E. coli LacY symporter uses a proton gradient across the plasma membrane to drive accumulation of lactose (Fig. 9-3A). The proton gradient is created by the respiratory chain under aerobic conditions or by the F-type ATPase pump under anaerobic conditions (see Fig. 8-5). Protons move down their concentration gradient as lactose moves up its concentration gradient into the cell. Mutations in LacY can cause internal leaks that uncouple sugar transport from proton movements. Vertebrate SGLT1 symporter carries out a comparable reaction for intestinal epithelial cells using the Na+ gradient to take up glucose from the lumen of the gut (see Fig. 11-2).
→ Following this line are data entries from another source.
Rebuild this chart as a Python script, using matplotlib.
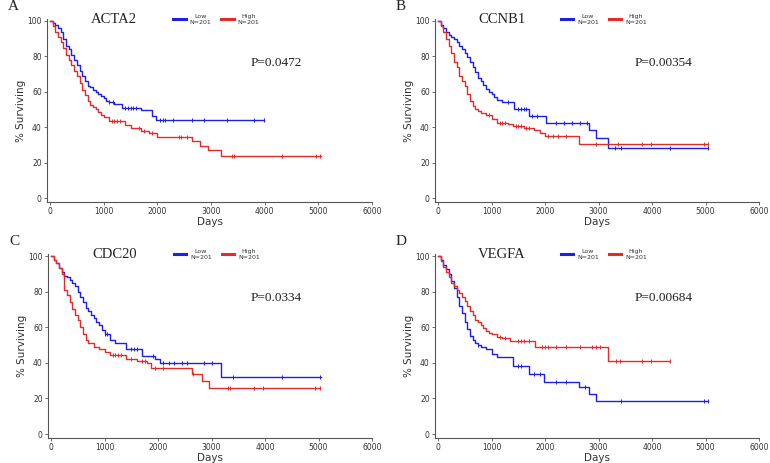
import numpy as np
import matplotlib
matplotlib.use("Agg")
import matplotlib.pyplot as plt

# Kaplan-Meier curves: step start times (days) and % surviving
genes = ["ACTA2", "CCNB1", "CDC20", "VEGFA"]
letters = ["A", "B", "C", "D"]
pvals = ["P=0.0472", "P=0.00354", "P=0.0334", "P=0.00684"]
n_low = 201
n_high = 201

acta2_low_t = [0, 50, 100, 150, 200, 250, 300, 350, 400, 450, 500, 550, 600, 650, 700, 750, 800, 850, 900, 950,
               1000, 1050, 1100, 1200, 1350, 1700, 1900, 1980, 3980]
acta2_low_s = [100, 99, 98, 96, 94, 90, 86, 84, 81, 78, 75, 72, 69, 66, 63.5, 62.5, 61, 60, 58.5, 57.5,
               56.5, 55, 54, 53, 51, 49.5, 46.5, 44, 44]
acta2_low_c = [1100, 1180, 1400, 1450, 1500, 1550, 1600, 2050, 2100, 2150, 2300, 2650, 2870, 3300, 3800, 3980]
acta2_high_t = [0, 50, 100, 150, 200, 250, 300, 350, 400, 450, 500, 550, 600, 650, 700, 750, 800, 850, 900, 950,
                1000, 1100, 1400, 1500, 1700, 1850, 2000, 2640, 2800, 2950, 3180, 5050]
acta2_high_s = [100, 97, 94, 91, 88, 84.5, 81, 78, 75, 72, 69, 65, 61, 58, 55, 52.5, 51.5, 50, 48.5, 47,
                45.5, 43.5, 41, 39.5, 38, 36.5, 34.5, 32, 29.5, 27, 23.5, 23.5]
acta2_high_c = [1150, 1200, 1250, 1300, 1650, 1750, 1900, 2400, 2450, 2550, 3390, 3420, 4320, 4960, 5030]

ccnb1_low_t = [0, 50, 100, 150, 200, 250, 300, 350, 400, 450, 500, 550, 600, 650, 700, 750, 800, 850, 900, 950,
               1000, 1050, 1100, 1200, 1420, 1700, 2020, 2830, 2960, 3180, 5050]
ccnb1_low_s = [100, 98, 96, 94, 92, 91, 90, 88, 86, 84, 82, 79.5, 77, 74, 71, 68, 66, 64, 61.5, 60,
               58.5, 57, 55.5, 54, 50, 46.5, 42.5, 38.5, 34, 28.5, 28.5]
ccnb1_low_c = [1300, 1500, 1550, 1600, 1650, 1750, 1850, 2200, 2350, 2500, 2650, 2780, 3310, 3420, 4340, 5050]
ccnb1_high_t = [0, 50, 100, 150, 200, 250, 300, 350, 400, 450, 500, 550, 600, 650, 700, 750, 800, 900, 1000,
                1100, 1300, 1400, 1600, 1800, 1900, 2000, 2640, 5050]
ccnb1_high_s = [100, 97, 94, 90, 86, 82, 77, 74, 69, 66, 63, 59, 55, 52, 50, 49, 48, 47, 44.5,
                42.5, 42, 40.5, 39.5, 38.5, 36.5, 35, 30.5, 30.5]
ccnb1_high_c = [950, 1150, 1200, 1250, 1450, 1500, 1550, 1650, 1700, 2050, 2150, 2250, 2400, 2950, 3360, 3810,
                3980, 4970, 5040]

cdc20_low_t = [0, 50, 100, 150, 200, 250, 300, 350, 400, 450, 500, 550, 600, 650, 700, 750, 800, 850, 900, 950,
               1000, 1100, 1200, 1400, 1700, 1950, 2030, 3180, 5050]
cdc20_low_s = [100, 98, 96, 93.5, 91, 89, 88, 86.5, 85, 83, 80, 77, 74, 71, 69, 67, 65, 63, 61, 58.5,
               56, 53, 51, 47.5, 44, 42, 40, 32, 32]
cdc20_low_c = [1000, 1050, 1500, 1550, 1600, 1900, 2100, 2200, 2300, 2450, 2550, 2860, 3010, 3400, 4320, 5030]
cdc20_high_t = [0, 50, 100, 150, 200, 250, 300, 350, 400, 450, 500, 550, 600, 650, 700, 800, 900, 1000, 1100,
                1400, 1600, 1800, 1870, 2400, 2640, 2830, 2960, 5030]
cdc20_high_s = [100, 98, 96, 93, 90, 81, 78, 74, 70, 67, 64, 60, 56, 53, 51, 49, 48, 46, 44.5,
                42, 41, 40, 37, 37, 33.5, 29.5, 26, 26]
cdc20_high_c = [1150, 1200, 1250, 1300, 1500, 1700, 1750, 1950, 2100, 2650, 3310, 3350, 3800, 3960, 4930, 5030]

vegfa_low_t = [0, 50, 100, 150, 200, 250, 300, 350, 400, 450, 500, 550, 600, 650, 700, 750, 800, 900, 1000,
               1100, 1400, 1700, 1980, 2640, 2830, 2960, 5050]
vegfa_low_s = [100, 97.5, 95, 92.5, 90, 86, 82, 77, 72, 68, 63, 59, 55, 53, 51, 50, 49, 48, 45,
               43, 38, 33.5, 29, 26.3, 22.3, 18.6, 18.6]
vegfa_low_c = [750, 1500, 1550, 1800, 1900, 2200, 2400, 2750, 3420, 4970, 5050]
vegfa_high_t = [0, 50, 100, 150, 200, 250, 300, 350, 400, 450, 500, 550, 600, 650, 700, 750, 800, 850, 900, 950,
                1000, 1100, 1200, 1350, 1820, 3180, 4340]
vegfa_high_s = [100, 97, 94, 91, 88, 85, 83, 81, 79, 77, 75, 72, 69, 67, 64, 63, 61, 59.5, 58, 57,
                56, 54.5, 54, 52.5, 49, 40.8, 40.8]
vegfa_high_c = [1150, 1250, 1500, 1550, 1600, 1700, 1950, 2000, 2050, 2200, 2400, 2650, 2880, 2950, 3020, 3330,
                3400, 3810, 3980, 4340]

low_curves = [(acta2_low_t, acta2_low_s, acta2_low_c), (ccnb1_low_t, ccnb1_low_s, ccnb1_low_c),
              (cdc20_low_t, cdc20_low_s, cdc20_low_c), (vegfa_low_t, vegfa_low_s, vegfa_low_c)]
high_curves = [(acta2_high_t, acta2_high_s, acta2_high_c), (ccnb1_high_t, ccnb1_high_s, ccnb1_high_c),
               (cdc20_high_t, cdc20_high_s, cdc20_high_c), (vegfa_high_t, vegfa_high_s, vegfa_high_c)]

# pixel positions of (day 0, day 6000, 100%, 0%) for each panel in the 770x463 figure
panel_px = [(50, 372, 21, 198), (438, 759, 21, 198), (51, 372, 256, 434), (438, 759, 256, 434)]

W, H = 770, 463
XMIN, XMAX = -50, 6000
YMIN, YMAX = -2, 101
BLUE = "#1f1fe6"
RED = "#e22b2b"
AXC = "#555555"

fig = plt.figure(figsize=(W / 100, H / 100), dpi=100)


def km_plot(ax, t, s, cens, color):
    t = np.asarray(t, float)
    s = np.asarray(s, float)
    ax.step(t, s, where="post", color=color, lw=1.0)
    cens = np.asarray(cens, float)
    idx = np.searchsorted(t, cens, side="right") - 1
    ax.plot(cens, s[idx], ls="none", marker="|", ms=3.2, mew=0.7, color=color)


for i in range(4):
    x0, x6, y100, y0 = panel_px[i]
    ppx = (x6 - x0) / 6000.0
    ppy = (y0 - y100) / 100.0
    left = x0 + XMIN * ppx
    right = x0 + XMAX * ppx
    top = y0 - YMAX * ppy
    bottom = y0 - YMIN * ppy
    ax = fig.add_axes([left / W, 1 - bottom / H, (right - left) / W, (bottom - top) / H])

    lt, ls_, lc = low_curves[i]
    ht, hs, hc = high_curves[i]
    km_plot(ax, lt, ls_, lc, BLUE)
    km_plot(ax, ht, hs, hc, RED)

    ax.set_xlim(XMIN, XMAX)
    ax.set_ylim(YMIN, YMAX)
    ax.set_xticks(range(0, 6001, 1000))
    ax.set_yticks(range(0, 101, 20))
    for side in ["top", "right"]:
        ax.spines[side].set_visible(False)
    for side in ["left", "bottom"]:
        ax.spines[side].set_color(AXC)
        ax.spines[side].set_linewidth(0.8)
    ax.tick_params(labelsize=5.5, length=2.5, width=0.6, color=AXC, labelcolor="#333333", pad=1.5)
    ax.set_xlabel("Days", fontsize=7.5, color="#333333", labelpad=0.5)
    ax.set_ylabel("% Surviving", fontsize=7.5, color="#333333", labelpad=1)

    # legend keys
    ax.plot([], [], color=BLUE, lw=2.2, label=f"Low\nN={n_low}")
    ax.plot([], [], color=RED, lw=2.2, label=f"High\nN={n_high}")
    handles, labels = ax.get_legend_handles_labels()
    leg = ax.legend(handles[-2:], labels[-2:], ncol=2, loc="center", bbox_to_anchor=(0.52, 1.0),
                    frameon=False, fontsize=4.5, handlelength=2.0, handletextpad=0.6,
                    columnspacing=1.6, borderpad=0)
    for txt in leg.get_texts():
        txt.set_multialignment("center")
        txt.set_color("#333333")

    ax.text(0.205, 1.0, genes[i], transform=ax.transAxes, ha="center", va="center",
            fontsize=10.5, family="Liberation Serif", color="#222222")
    ax.text(0.705, 0.76, pvals[i], transform=ax.transAxes, ha="center", va="center",
            fontsize=9.5, family="Liberation Serif", color="#222222")

    fig.text((x0 - 42) / W, 1 - (y100 - 14) / H, letters[i], ha="left", va="center",
             fontsize=11, family="Liberation Serif", color="#222222")

fig.savefig("out.png", dpi=100)
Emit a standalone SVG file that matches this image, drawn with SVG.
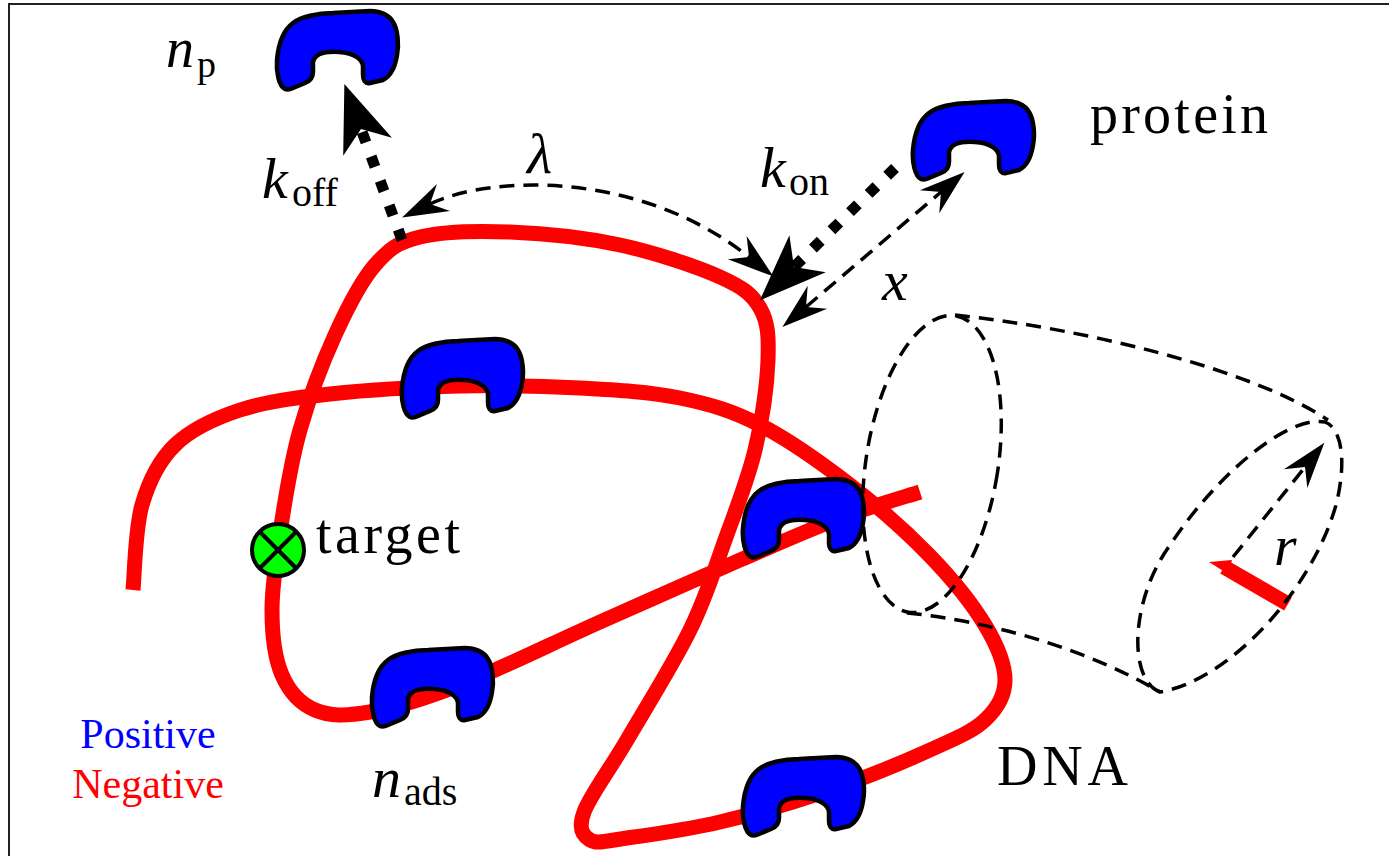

Two key experiments (Fig. 9-6) established the symporter concept. The first demonstrated that extracellular Na+ was required for intestinal cells with the SGLT1 transporter to accumulate δ−glucose against a concentration gradient. This experiment left open the possibility that Na+ simply activates the carrier in some way without being used directly to drive glucose accumulation. Second, an experiment with LacY demonstrated that sugar and cation move across the membrane together. Not only was a proton gradient required for sugar transport but also a high concentration of another sugar (a nonmetabolizable lactose analog) in the medium could drive H+ into the cell along with the sugar. Additional experiments confirmed that the stoichiometry of the reaction was one lactose transported in for every H+ transported in. (Because this transport reaction is not electrically neutral, the membrane potential is a factor, and another pathway must be available to balance the charge—e.g., by carrying k+ in the opposite direction.) These experiments established that both substrates move together across the membrane with a fixed stoichiometry and that a concentration gradient of either can drive the other. Parallel experiments on plasma membrane vesicles isolated from vertebrate kidney cells showed that Na+ moving inward down its electrochemical gradient can drag glucose in with it. When the Na+ concentration is equal on the two sides, the carrier facilitates the movement of glucose across the membrane but not its net accumulation.